When the time was right, he sat down to shape the idea into Quartet.
Often a writer will insert themselves into their work, consciously or not, a phenomenon Sir Ronald recognises in his writing of this production: “I am in a way all four characters but then I’m all the characters in all the plays I’ve ever written.”
Not only that, he says all of his plays and screenplays seem to be centred in the worlds that concern him, so they do not differ too drastically from one another.
“Quartet is less political than some, but it deals with performing artists about which I seem to write often – The Dresser, Being Julia, Taking Sides. I believe performers – actors, singers, dancers – to be among the most courageous and decent people in society.”
Schooled in Cape Town, Harwood relocated to London to pursue a career in theatre and spent some time at the Royal Academy of Dramatic Art and the Shakespeare Company of Sir Donald Wolfit. Since then he has penned more that 21 stage plays and 10 books, with screenplays such as The Browning Version, Roman Polanski’s version of Oliver Twist, The Pianist and The Diving Bell and the Butterfly.
He was knighted for service to theatre in 2010.
Harwood has been fortunate to see Quartet performed around the world. “Milan was especially memorable because the Italian actors were so in tune with the operatic elements in the play. Also, on the night my wife and I saw it, there were residents of the Casa Verdi in the audience. We met after the performance, which was a huge honour. They were all very complimentary.”
He also mentions the Finnish adaptation of the play, which has been on the schedule of the Helsinki City Theatre since 2002. “And all shows have been sold out – so of course I like it a lot!”
No matter the stage or language, Harwood still has one favourite part: “Verdi’s quartet, of course.”

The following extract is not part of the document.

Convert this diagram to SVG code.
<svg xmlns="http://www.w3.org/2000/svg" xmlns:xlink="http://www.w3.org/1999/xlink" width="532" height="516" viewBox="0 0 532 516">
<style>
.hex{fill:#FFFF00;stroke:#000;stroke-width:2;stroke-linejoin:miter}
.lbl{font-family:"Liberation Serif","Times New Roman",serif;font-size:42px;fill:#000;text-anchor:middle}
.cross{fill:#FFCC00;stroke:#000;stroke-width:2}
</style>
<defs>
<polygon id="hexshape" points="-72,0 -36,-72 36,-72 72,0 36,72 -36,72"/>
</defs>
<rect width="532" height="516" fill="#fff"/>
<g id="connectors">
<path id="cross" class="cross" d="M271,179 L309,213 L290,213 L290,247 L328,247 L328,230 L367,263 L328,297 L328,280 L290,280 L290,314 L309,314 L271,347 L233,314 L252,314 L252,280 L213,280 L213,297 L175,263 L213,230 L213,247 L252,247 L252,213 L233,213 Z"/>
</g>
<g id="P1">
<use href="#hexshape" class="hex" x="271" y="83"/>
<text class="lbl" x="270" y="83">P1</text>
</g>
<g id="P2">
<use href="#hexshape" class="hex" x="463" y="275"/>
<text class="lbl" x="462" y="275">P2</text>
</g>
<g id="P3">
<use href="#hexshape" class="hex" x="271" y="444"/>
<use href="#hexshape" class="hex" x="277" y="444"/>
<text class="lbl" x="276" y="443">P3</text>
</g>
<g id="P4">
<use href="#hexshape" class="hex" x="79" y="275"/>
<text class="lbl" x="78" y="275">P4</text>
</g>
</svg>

Quartet has been adapted for the big screen. Directed by Dustin Hoffman, it is scheduled for release in the US this year. Harwood says such an adaptation is an involved process.

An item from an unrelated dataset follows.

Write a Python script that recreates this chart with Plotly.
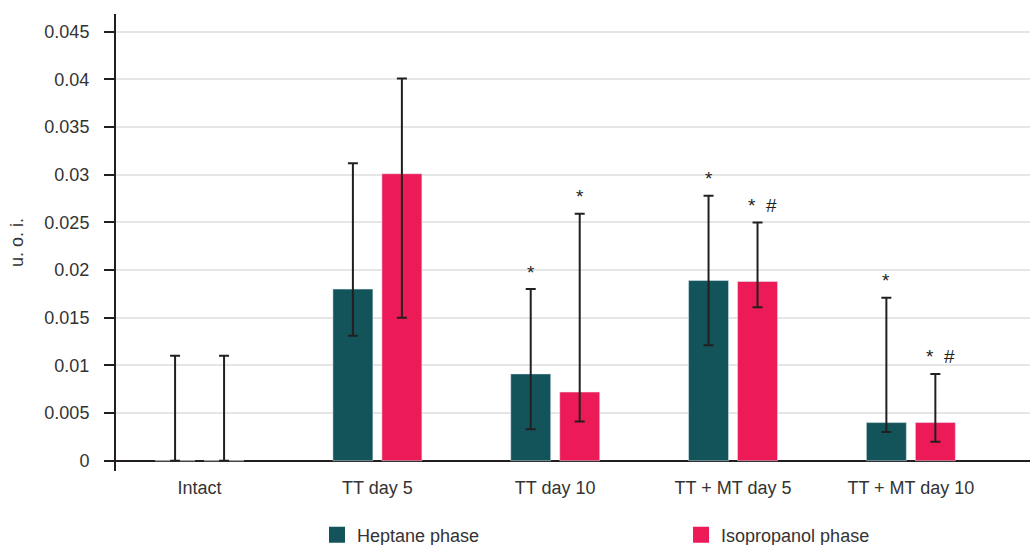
import plotly.graph_objects as go

categories = ["Intact", "TT day 5", "TT day 10", "TT + MT day 5", "TT + MT day 10"]
heptane = [0.0, 0.018, 0.0091, 0.0189, 0.004]
heptane_err_plus = [0.011, 0.0132, 0.0089, 0.0089, 0.0131]
heptane_err_minus = [0.0, 0.0049, 0.0058, 0.0068, 0.001]
isoprop = [0.0, 0.0301, 0.0072, 0.0188, 0.004]
isoprop_err_plus = [0.011, 0.01, 0.0187, 0.0062, 0.0051]
isoprop_err_minus = [0.0, 0.0151, 0.0031, 0.0027, 0.002]
heptane_marks = ["", "", "*", "*", "*"]
isoprop_marks = ["", "", "*", "*\u00a0\u00a0#", "*\u00a0\u00a0#"]
y_ticks = [0, 0.005, 0.01, 0.015, 0.02, 0.025, 0.03, 0.035, 0.04, 0.045]
y_tick_text = ["0", "0.005", "0.01", "0.015", "0.02", "0.025", "0.03", "0.035", "0.04", "0.045"]

TEAL = "#12545A"
PINK = "#EC1A56"
DARK = "#231F20"
TEXT = "#333333"
FONT = "Liberation Sans, Arial, sans-serif"

fig = go.Figure()
fig.add_trace(go.Bar(
    name="Heptane phase", x=categories, y=heptane, marker_color=TEAL, showlegend=False,
    error_y=dict(type="data", symmetric=False, array=heptane_err_plus,
                 arrayminus=heptane_err_minus, color=DARK, thickness=2, width=5),
))
fig.add_trace(go.Bar(
    name="Isopropanol phase", x=categories, y=isoprop, marker_color=PINK, showlegend=False,
    error_y=dict(type="data", symmetric=False, array=isoprop_err_plus,
                 arrayminus=isoprop_err_minus, color=DARK, thickness=2, width=5),
))
# legend entries (square swatches)
fig.add_trace(go.Scatter(name="Heptane phase", x=[None], y=[None], mode="markers",
                         marker=dict(symbol="square", size=18, color=TEAL), legend="legend"))
fig.add_trace(go.Scatter(name="Isopropanol phase", x=[None], y=[None], mode="markers",
                         marker=dict(symbol="square", size=18, color=PINK), legend="legend2"))

for i, c in enumerate(categories):
    if heptane_marks[i]:
        fig.add_annotation(x=c, y=heptane[i] + heptane_err_plus[i], text=heptane_marks[i],
                           xshift=-24.5, yshift=17, showarrow=False,
                           font=dict(size=19, color=DARK, family=FONT))
    if isoprop_marks[i]:
        xs = 29.5 if len(isoprop_marks[i]) > 1 else 24.5
        fig.add_annotation(x=c, y=isoprop[i] + isoprop_err_plus[i], text=isoprop_marks[i],
                           xshift=xs, yshift=17, showarrow=False,
                           font=dict(size=19, color=DARK, family=FONT))

legend_common = dict(orientation="h", xanchor="left", y=-0.1401, yanchor="middle",
                     bgcolor="rgba(0,0,0,0)", font=dict(size=18, color=TEXT, family=FONT))

fig.update_layout(
    width=1030, height=545,
    margin=dict(l=116, r=0, t=14, b=74, autoexpand=False),
    paper_bgcolor="white", plot_bgcolor="white",
    barmode="group", bargap=0.449, bargroupgap=0.184,
    font=dict(family=FONT, size=18, color=TEXT),
    showlegend=True,
    legend=dict(x=0.2199, **legend_common),
    legend2=dict(x=0.6182, **legend_common),
)
fig.update_xaxes(range=[-0.47, 4.67], showline=False, showgrid=False, ticks="",
                 ticklabelstandoff=4,
                 tickfont=dict(size=18, color=TEXT, family=FONT))
fig.update_yaxes(range=[-0.00108, 0.04686], tickvals=y_ticks, ticktext=y_tick_text,
                 showline=True, linecolor=DARK, linewidth=2,
                 ticks="outside", ticklen=10, tickwidth=2, tickcolor=DARK,
                 ticklabelstandoff=11,
                 showgrid=True, gridcolor="#E6E6E6", gridwidth=2,
                 zeroline=True, zerolinecolor=DARK, zerolinewidth=2,
                 title=dict(text="u. o. i.", standoff=16, font=dict(size=18, color=TEXT, family=FONT)),
                 tickfont=dict(size=18, color=TEXT, family=FONT))

fig.write_html("out.html")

“It would need a book to explain. In fact, there is a book about the way I adapt for the screen! I was able to introduce more characters, a range of musicians and singers, which couldn’t be done on stage. I was involved with choosing the director, but not much in the process of the filming, which is intolerably boring.
“I have now adapted four plays into movies. The rule is always the same: preserve the heart of the play but remember you’re writing a film.”
Harwood is writing a new play and discussing ideas for another movie with Polanski.
And who is this staging aimed at? “The ideal audience is them what pays their money to come and see it.”